Dr. Holmes is married to Elizabeth Nasser Holmes, born in Haifa, Palestine to Palestinian Christian parents. The eldest of 7 children, she lived until age 10 in the town of Nazareth and because of her father's new job, the family moved to Jerusalem. Elizabeth was educated at a private French Catholic School in Jerusalem. The school emphasized the study of languages and as a result, she is fluent in four languages (Arabic, Hebrew, French and English).

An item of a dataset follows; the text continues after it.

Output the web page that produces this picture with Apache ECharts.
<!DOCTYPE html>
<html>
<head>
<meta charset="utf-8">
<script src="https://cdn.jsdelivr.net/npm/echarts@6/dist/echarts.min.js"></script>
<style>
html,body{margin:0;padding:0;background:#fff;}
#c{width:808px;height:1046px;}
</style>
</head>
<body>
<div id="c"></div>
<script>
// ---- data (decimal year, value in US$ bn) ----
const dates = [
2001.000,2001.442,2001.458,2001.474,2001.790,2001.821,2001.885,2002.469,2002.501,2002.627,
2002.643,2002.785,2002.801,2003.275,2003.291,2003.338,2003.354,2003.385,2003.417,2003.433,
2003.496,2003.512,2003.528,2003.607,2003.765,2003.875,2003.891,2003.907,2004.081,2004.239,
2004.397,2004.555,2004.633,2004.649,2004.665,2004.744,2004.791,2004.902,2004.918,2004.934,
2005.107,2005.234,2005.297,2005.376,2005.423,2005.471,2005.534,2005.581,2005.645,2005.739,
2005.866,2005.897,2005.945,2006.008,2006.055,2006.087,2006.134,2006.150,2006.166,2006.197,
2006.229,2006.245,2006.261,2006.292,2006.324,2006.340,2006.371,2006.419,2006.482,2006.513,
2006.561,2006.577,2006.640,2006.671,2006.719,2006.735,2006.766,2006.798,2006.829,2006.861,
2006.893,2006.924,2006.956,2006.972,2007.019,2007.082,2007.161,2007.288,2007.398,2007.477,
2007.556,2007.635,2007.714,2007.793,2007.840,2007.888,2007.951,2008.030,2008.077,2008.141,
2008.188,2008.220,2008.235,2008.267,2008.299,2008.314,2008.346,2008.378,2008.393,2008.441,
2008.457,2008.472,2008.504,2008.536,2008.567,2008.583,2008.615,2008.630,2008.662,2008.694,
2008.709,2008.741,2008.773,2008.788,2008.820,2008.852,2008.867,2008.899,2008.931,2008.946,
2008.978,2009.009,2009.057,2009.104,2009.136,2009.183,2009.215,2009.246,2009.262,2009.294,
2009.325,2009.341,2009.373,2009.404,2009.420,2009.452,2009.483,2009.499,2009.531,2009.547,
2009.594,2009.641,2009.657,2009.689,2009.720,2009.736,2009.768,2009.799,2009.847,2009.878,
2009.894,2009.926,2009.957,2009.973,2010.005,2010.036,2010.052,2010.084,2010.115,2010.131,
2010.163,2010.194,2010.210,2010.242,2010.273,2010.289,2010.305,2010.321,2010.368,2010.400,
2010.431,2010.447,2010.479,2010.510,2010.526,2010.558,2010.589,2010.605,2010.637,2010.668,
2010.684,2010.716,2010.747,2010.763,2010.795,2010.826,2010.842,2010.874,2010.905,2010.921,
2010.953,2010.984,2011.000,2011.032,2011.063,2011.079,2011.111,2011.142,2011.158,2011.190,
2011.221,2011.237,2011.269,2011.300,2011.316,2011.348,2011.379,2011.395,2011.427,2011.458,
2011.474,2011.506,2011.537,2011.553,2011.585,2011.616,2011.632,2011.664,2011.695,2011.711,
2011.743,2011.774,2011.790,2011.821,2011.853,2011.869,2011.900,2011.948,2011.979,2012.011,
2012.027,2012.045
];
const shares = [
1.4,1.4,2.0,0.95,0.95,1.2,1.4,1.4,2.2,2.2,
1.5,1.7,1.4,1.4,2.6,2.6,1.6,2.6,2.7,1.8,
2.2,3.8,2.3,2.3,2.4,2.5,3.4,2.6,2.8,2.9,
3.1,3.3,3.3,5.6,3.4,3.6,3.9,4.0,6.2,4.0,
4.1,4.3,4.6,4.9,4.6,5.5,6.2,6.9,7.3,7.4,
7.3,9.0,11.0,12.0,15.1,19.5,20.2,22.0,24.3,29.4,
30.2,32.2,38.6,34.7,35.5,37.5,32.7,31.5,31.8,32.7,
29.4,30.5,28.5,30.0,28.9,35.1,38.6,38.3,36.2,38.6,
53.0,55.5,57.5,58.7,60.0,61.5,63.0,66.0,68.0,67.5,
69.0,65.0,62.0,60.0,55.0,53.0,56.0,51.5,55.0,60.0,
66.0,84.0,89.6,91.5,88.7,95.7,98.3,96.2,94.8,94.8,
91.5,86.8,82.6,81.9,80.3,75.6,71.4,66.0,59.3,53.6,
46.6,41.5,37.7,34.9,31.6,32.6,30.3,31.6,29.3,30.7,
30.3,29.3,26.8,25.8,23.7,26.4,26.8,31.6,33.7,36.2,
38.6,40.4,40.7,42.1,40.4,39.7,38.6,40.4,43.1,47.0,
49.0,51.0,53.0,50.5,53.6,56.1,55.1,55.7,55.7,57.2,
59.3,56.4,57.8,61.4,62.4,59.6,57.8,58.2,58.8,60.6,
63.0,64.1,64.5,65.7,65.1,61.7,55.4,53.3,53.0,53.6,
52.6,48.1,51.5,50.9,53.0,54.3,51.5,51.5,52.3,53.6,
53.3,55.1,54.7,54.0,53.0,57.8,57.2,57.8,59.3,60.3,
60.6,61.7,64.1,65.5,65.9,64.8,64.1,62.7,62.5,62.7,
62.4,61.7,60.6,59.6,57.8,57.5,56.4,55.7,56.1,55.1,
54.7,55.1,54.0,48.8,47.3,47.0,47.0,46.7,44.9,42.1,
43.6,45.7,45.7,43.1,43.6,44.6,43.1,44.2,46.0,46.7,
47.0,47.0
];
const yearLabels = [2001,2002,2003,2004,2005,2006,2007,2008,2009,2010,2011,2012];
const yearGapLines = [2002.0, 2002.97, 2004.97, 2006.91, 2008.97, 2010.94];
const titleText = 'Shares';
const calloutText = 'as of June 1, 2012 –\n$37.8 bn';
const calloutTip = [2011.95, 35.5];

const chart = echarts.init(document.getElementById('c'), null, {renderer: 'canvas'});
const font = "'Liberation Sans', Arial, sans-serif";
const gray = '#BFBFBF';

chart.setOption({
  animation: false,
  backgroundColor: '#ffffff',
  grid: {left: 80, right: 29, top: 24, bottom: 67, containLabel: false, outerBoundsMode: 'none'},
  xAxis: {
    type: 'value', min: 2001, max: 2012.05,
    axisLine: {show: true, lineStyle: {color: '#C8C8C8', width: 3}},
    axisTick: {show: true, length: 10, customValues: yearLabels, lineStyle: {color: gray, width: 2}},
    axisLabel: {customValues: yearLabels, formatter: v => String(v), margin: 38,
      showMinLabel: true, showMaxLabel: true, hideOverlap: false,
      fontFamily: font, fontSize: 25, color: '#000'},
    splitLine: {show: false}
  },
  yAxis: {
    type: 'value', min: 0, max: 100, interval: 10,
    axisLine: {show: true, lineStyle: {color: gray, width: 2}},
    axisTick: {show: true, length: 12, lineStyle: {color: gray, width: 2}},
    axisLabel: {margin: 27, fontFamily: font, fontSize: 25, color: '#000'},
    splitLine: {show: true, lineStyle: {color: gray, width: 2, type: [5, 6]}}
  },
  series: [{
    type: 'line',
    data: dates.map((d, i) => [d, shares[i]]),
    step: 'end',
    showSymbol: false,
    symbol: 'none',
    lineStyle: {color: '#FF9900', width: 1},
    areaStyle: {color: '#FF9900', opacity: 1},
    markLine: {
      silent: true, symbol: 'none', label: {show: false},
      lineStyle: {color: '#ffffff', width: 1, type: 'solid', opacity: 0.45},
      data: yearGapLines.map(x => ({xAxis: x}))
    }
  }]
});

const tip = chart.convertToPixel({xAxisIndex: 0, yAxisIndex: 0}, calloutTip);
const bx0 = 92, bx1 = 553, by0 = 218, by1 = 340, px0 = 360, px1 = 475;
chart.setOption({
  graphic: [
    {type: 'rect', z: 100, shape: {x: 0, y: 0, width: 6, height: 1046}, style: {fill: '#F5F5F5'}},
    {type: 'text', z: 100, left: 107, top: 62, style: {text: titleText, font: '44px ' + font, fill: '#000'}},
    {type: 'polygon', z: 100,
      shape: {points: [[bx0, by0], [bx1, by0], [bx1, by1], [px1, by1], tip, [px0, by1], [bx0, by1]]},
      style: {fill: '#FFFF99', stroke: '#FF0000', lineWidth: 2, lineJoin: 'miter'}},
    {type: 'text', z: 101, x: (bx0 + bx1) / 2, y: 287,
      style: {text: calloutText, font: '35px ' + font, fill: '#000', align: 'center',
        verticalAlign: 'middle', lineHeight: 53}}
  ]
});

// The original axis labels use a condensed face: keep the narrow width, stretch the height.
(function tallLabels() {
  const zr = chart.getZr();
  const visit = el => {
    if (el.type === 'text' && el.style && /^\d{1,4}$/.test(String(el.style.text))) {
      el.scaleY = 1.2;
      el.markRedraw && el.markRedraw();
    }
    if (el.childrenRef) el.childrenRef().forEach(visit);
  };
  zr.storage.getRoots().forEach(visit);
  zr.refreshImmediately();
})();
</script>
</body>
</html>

After graduation, Elizabeth worked as a secretary at the Y.M.C.A. and at the Baptist Church in Jerusalem. It was while she was working at the church that she met Lynn and a year later in 1968 they were married in Jerusalem. She studied at the University of West Georgia and Brewton- Parker College, and is a frequent speaker about the Middle East in churches, schools and civic clubs. Elizabeth enjoys spending time with their seven grandchildren, as well as calligraphy, painting and singing. Lynn and Elizabeth currently reside in Carrollton, Georgia. They have three daughters–Randa Holmes Honaker of Swainsboro, Georgia, Dawn Holmes Walker of Forsyth, Georgia and Alice Holmes Huff of Athens, Georgia–and nine grandchildren.